Our colleague Mark M. Trapp recently wrote an article entitled "Going Through Withdrawal: A Step-By-Step Guide to Arbitration in Multiemployer Withdrawal Liability Disputes" which appears in the current issue of the ABA Journal of Labor & Employment Law (members only).
Following is an excerpt:
Many employers with a unionized workforce contribute to multiemployer pension funds established by collective bargaining agreements. In recent years, due to a variety of factors, most multiemployer funds have faced significant underfunding.

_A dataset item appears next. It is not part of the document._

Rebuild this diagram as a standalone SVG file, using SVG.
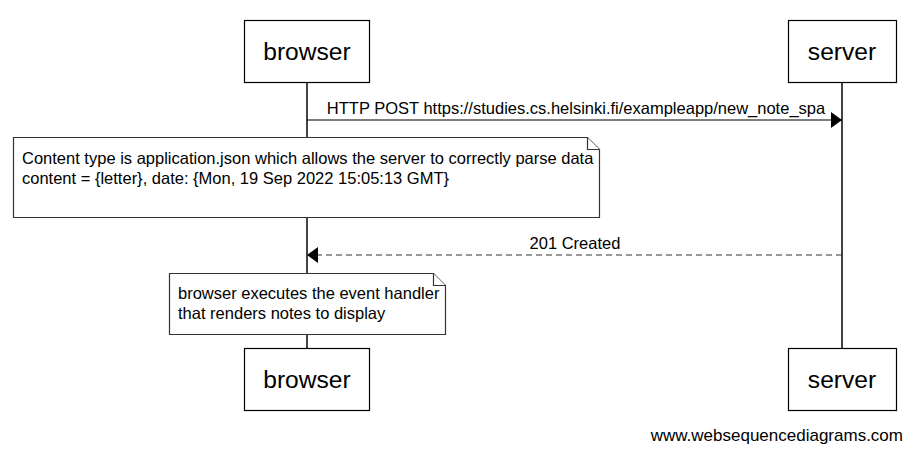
<svg xmlns="http://www.w3.org/2000/svg" width="913" height="452" viewBox="0 0 913 452">
<style>
.box{fill:#fff;stroke:#000;stroke-width:1.2}
.life{stroke:#444;stroke-width:2}
.t{font-family:"Liberation Sans",Arial,sans-serif;fill:#000}
.big{font-size:24.6px;text-anchor:middle}
.sm{font-size:16.5px}
.note{fill:#fff;stroke:#333;stroke-width:1.2}
</style>
<defs>
<marker id="ah" viewBox="0 0 11 16" refX="11" refY="8" markerWidth="11" markerHeight="16" markerUnits="userSpaceOnUse" orient="auto">
<path d="M0,0 L11,8 L0,16 Z" fill="#000"/>
</marker>
</defs>
<g id="lifelines">
<line class="life" x1="307" y1="82" x2="307" y2="348"/>
<line class="life" x1="842" y1="82" x2="842" y2="348"/>
</g>
<g id="connectors">
<line x1="307" y1="120" x2="842" y2="120" stroke="#000" stroke-width="1.2" marker-end="url(#ah)"/>
<text class="t sm" x="576" y="114" text-anchor="middle">HTTP POST https://studies.cs.helsinki.fi/exampleapp/new_note_spa</text>
<line x1="842" y1="255" x2="307" y2="255" stroke="#333" stroke-width="1.2" stroke-dasharray="6,4" marker-end="url(#ah)"/>
<text class="t sm" x="575" y="249" text-anchor="middle">201 Created</text>
</g>
<g id="browser-top"><rect class="box" x="244.5" y="20.5" width="125" height="62"/><text class="t big" x="307" y="60">browser</text></g>
<g id="server-top"><rect class="box" x="788.5" y="20.5" width="108" height="62"/><text class="t big" x="842" y="60">server</text></g>
<g id="note1">
<path class="note" d="M13.5,137.5 H587.5 L599.5,149.5 V217.5 H13.5 Z"/>
<path class="note" d="M587.5,137.5 V149.5 H599.5"/>
<text class="t sm" x="22" y="164">Content type is application.json which allows the server to correctly parse data</text>
<text class="t sm" x="22" y="184">content = {letter}, date: {Mon, 19 Sep 2022 15:05:13 GMT}</text>
</g>
<g id="note2">
<path class="note" d="M169.5,273.5 H433.5 L445.5,285.5 V334.5 H169.5 Z"/>
<path class="note" d="M433.5,273.5 V285.5 H445.5"/>
<text class="t sm" x="178" y="299">browser executes the event handler</text>
<text class="t sm" x="178" y="319">that renders notes to display</text>
</g>
<g id="browser-bottom"><rect class="box" x="244.5" y="348.5" width="125" height="62"/><text class="t big" x="307" y="388">browser</text></g>
<g id="server-bottom"><rect class="box" x="788.5" y="348.5" width="108" height="62"/><text class="t big" x="842" y="388">server</text></g>
<text class="t" x="903" y="441" font-size="17" text-anchor="end">www.websequencediagrams.com</text>
</svg>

As employers have exited these funds, either voluntarily through negotiating out or involuntarily because of union decertification, many have had to become familiar with the concept of withdrawal liability.
Withdrawal liability is the employer's proportional share of the pension plan's unfunded vested benefits. Under the Multiemployer Pension Plan Amendments Act of 1980 (MPPAA), which amended ERISA to establish liability, when an employer withdraws, the plan sponsor must determine the amount of withdrawal liability, notify the employer of the amount, and collect the amount from the employer. Those three words—determine, notify, and collect—sum up the one-sided nature of the process established under the MPPAA and describe what almost always happens: The fund determines, notifies, and collects. Employers simply pay the amount demanded by the fund, usually hundreds of thousands, or even millions, of dollars.